Политолог Владимир Дахин считает, что в России распад прежнего социума и системы продолжается. Преобразовать политическую систему советского тоталитаризма в демократическую не удалось. Страна издавна “развивается по логике самосохранения: феодальная монархия превратилась в абсолютизм, пролетарская демократия — в тоталитаризм, молодая демократия — в авторитаризм”. Институциональный кризис конца 80-х — начала 90-х годов “принял форму революции, поддержанной неструктурированным обществом”. И далее: “России необходима неоконсервативная революция, которая не только отсечет крайности радикальных перемен, но и расчистит дорогу к разумному реформированию, соответствующему уровню развития и культуры общества”.

Вместе с глобализацией экономики, политических структур, массовой культуры приобрели ярко выраженный международный характер и такие давно известные негативные явления как коррупция, наркомафиозный криминалитет, терроризм. Шаги к координации региональных усилий при возникновении конфликтов наталкиваются на глубоко укорененное взаимное недоверие.

Все сказанное и многое другое свидетельствует, что на повестку дня встала в интересующей нас проблеме уже не частичная корректировка тех или иных элементов марксисткой мировоззренческой установки, что приносило на прежних поворотах истории хотя бы временный и частичный эффект. Во весь рост поднялся вопрос не просто о “ревизии” марксизма”, как столетие назад, не о “развитии” тех или иных его составных частей, применительно к меняющимся условиям, как это практиковал Ленин и что пытался грубо копировать Сталин. Тем, кто хочет сохранить для будущего Марксов историко-критический подход, остается только одно: обозначить возможные направления дальнейших размышлений о том, что именно из прошлого опыта устарело безнадежно, а что еще может быть сохранено в качестве исходного материала для анализа и синтеза тех новых процессов, которые происходят в стране и мире на нынешнем рубеже веков.
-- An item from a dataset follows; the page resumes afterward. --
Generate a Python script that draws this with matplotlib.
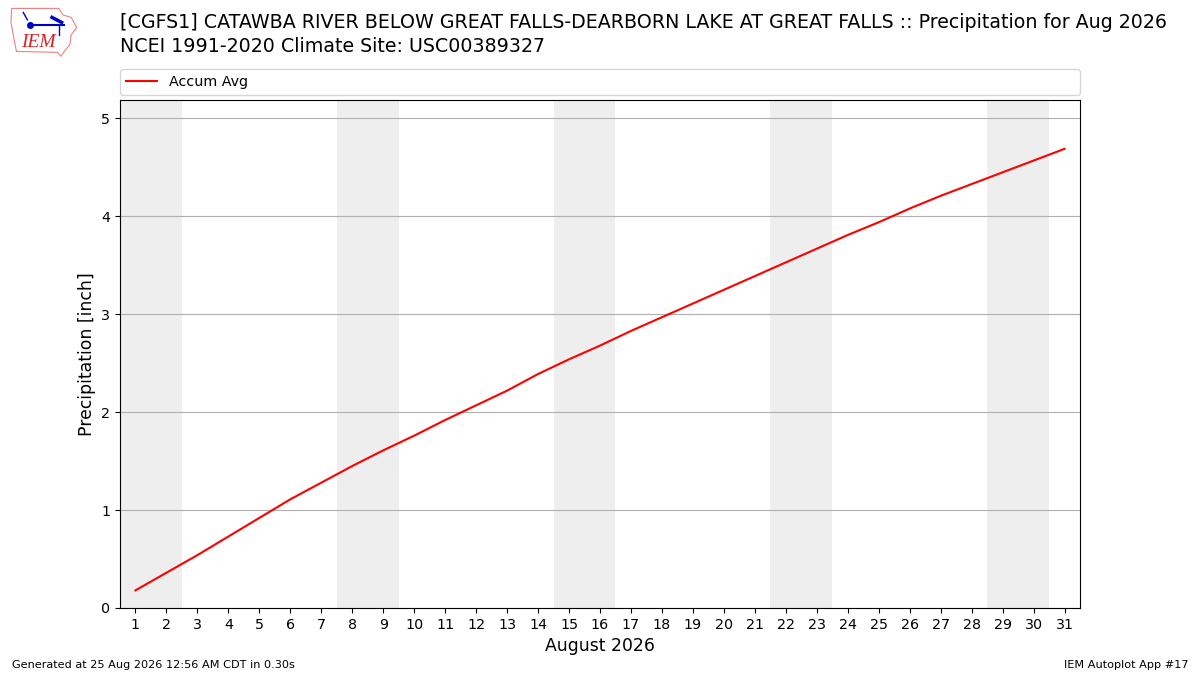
import numpy as np
import matplotlib
matplotlib.use("Agg")
import matplotlib.pyplot as plt
from matplotlib.patches import Polygon

plt.rcParams["font.family"] = ["DejaVu Sans"]

# accumulated average precipitation, Aug 1..31 (inch)
days = list(range(1, 32))
accum = [0.18, 0.36, 0.54, 0.73, 0.92, 1.11, 1.28, 1.45, 1.61, 1.76,
         1.92, 2.07, 2.22, 2.39, 2.54, 2.68, 2.83, 2.97, 3.11, 3.25,
         3.39, 3.53, 3.67, 3.81, 3.94, 4.08, 4.21, 4.33, 4.45, 4.57, 4.69]
weekends = [(1, 2), (8, 9), (15, 16), (22, 23), (29, 30)]

title1 = "[CGFS1] CATAWBA RIVER BELOW GREAT FALLS-DEARBORN LAKE AT GREAT FALLS :: Precipitation for Aug 2026"
title2 = "NCEI 1991-2020 Climate Site: USC00389327"

fig = plt.figure(figsize=(12, 6.75), dpi=100)
ax = fig.add_axes([0.1, 0.0993, 0.8, 0.7527])

# weekend shading
for a, b in weekends:
    ax.axvspan(a - 0.5, b + 0.5, color="#eeeeee", zorder=0, lw=0)

ax.plot(days, accum, color="r", lw=1.5, label="Accum Avg", zorder=3)

ax.set_xlim(0.5, 31.5)
ax.set_ylim(0, 5.19)
ax.set_xticks(days)
ax.set_yticks([0, 1, 2, 3, 4, 5])
ax.tick_params(labelsize=10.3)
ax.grid(True, axis="y", color="#b0b0b0", lw=0.8)
ax.set_axisbelow(True)
ax.set_ylabel("Precipitation [inch]", fontsize=12.4)
ax.set_xlabel("August 2026", fontsize=12.4)

ax.legend(loc="lower left", bbox_to_anchor=(0, 1.01, 1, 0.05), mode="expand",
          ncol=1, fontsize=10.3, borderaxespad=0, handlelength=2.2)

fig.text(0.1, 0.98, title1, fontsize=13.65, va="top", ha="left")
fig.text(0.1, 0.945, title2, fontsize=13.65, va="top", ha="left")

fig.text(0.01, 0.015, "Generated at 25 Aug 2026 12:56 AM CDT in 0.30s", fontsize=8.15, ha="left", va="center")
fig.text(0.99, 0.015, "IEM Autoplot App #17", fontsize=8.15, ha="right", va="center")

# rough logo
lax = fig.add_axes([0.008, 0.915, 0.057, 0.074])
lax.set_xlim(0, 1)
lax.set_ylim(0, 1)
lax.axis("off")
outline = np.array([[0.03, 0.98], [0.72, 0.98], [0.78, 0.85], [0.9, 0.8], [0.98, 0.6],
                    [0.9, 0.45], [0.88, 0.25], [0.8, 0.12], [0.75, 0.02], [0.7, 0.1],
                    [0.1, 0.12], [0.06, 0.4], [0.02, 0.7]])
lax.add_patch(Polygon(outline, closed=True, fill=False, ec="#f08080", lw=0.8))
lax.plot([0.3, 0.8], [0.64, 0.64], color="#0000cc", lw=1.5)
lax.plot([0.3], [0.64], "o", color="#0000cc", ms=4)
lax.plot([0.62, 0.76], [0.8, 0.7], color="#0000cc", lw=2.5)
lax.plot([0.2, 0.26], [0.9, 0.75], color="#0000cc", lw=1)
lax.plot([0.72, 0.72], [0.64, 0.45], color="#0000cc", lw=1)
lax.text(0.17, 0.3, "IEM", color="#dd2222", fontsize=14, style="italic",
         family="Liberation Serif", va="center")

fig.savefig("out.png", dpi=100)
9. Трансформации нового типа?

Есть основания предполагать, что в не очень далеком времени будет научно разработана нетрадиционная типология общественных трансформаций, которая, обобщив опыт XX в., создаст метод более глубокого понимания исторического процесса. Но время для этого, видимо, еще не наступило, и пока вырисовываются лишь общие контуры научной гипотезы, открывающей простор для дальнейших изысканий и дискуссий.

Начнем с критического (в том числе и самокритического) анализа некоторых использованных в предшествующем изложении понятий и представлений.

Гиперболизация понятия “социальная революция”, о которой уже шла речь выше, вытекала прежде всего из вульгаризированного сталинистского представления о “законе” смены социально-экономических формаций, иронически названных еще во времена сталинщины “пятичленкой”. Особенно “переход от капитализма к социализму” жестко связывался с применением насилия: прежде всего при смене властных, государственных структур, а затем также при замене частной собственности общественной, т. е. при “переделе собственности”, который рассматривался не иначе как “экспроприация экспроприаторов” (в слэнге: “грабь награбленное!”).